Dans une autre partie de l’image émerge le conquérant turco-ottoman Tamerlan (1336-1405). Sur son cheval, ce guerrier guide une troupe de soldats internationaux avec l’ambition d’étendre son empire. Un trio d’animaux originaires d’Inde garde la partie basse de la carte, tels des géants : le rhinocéros, le tigre et l’éléphant. Dans la culture asiatique, l’éléphant est un animal sacré incarnant la sagesse. Le rhinocéros représente la liberté. Ces deux dernières années, on n’a pas beaucoup voyagé mais il y a encore des personnes qui voyagent pour découvrir un monde qu’ils considèrent comme inférieur. Pauvre, sauvage, l’inverse d’eux-mêmes… Beaucoup de récits sont à récrire pour pouvoir arriver à un niveau d’échanges d’égal à égal. Derrière le trio des géants indiens se trouve une architecture inspirée d’un billet de banque. Il s’agit du siège de la banque nationale belge qui a financé et s’est enrichie de la politique coloniale du pays. Le roi Léopold II de Belgique a été l’un des colonisateurs plus féroces. Il considérait le Congo comme sa propriété. 

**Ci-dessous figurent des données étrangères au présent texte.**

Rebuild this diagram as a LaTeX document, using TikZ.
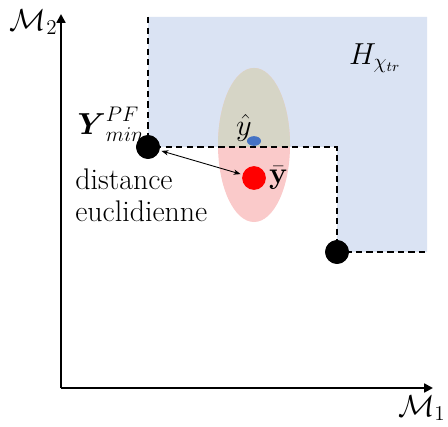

Dans cette œuvre, toutes les figures qui peuplent la carte proviennent de billets de banque ou de timbres. Le rapport à ces archives est intéressant car ce sont des collections qui sont assez répandues et partagées par des personnes de différentes générations, de différentes catégories sociales. Pour moi, c’est très important d’utiliser comme matrices des pièces originales. Les représentations que véhiculent ces documents, modulées par les pouvoirs, impriment l’imaginaire d’énormément de personnes. Mon travail consiste à détourer et détourner ces images de propagande intellectuelle et politique : j’extrais des détails, travaille leur échelle et écris de nouveaux récits.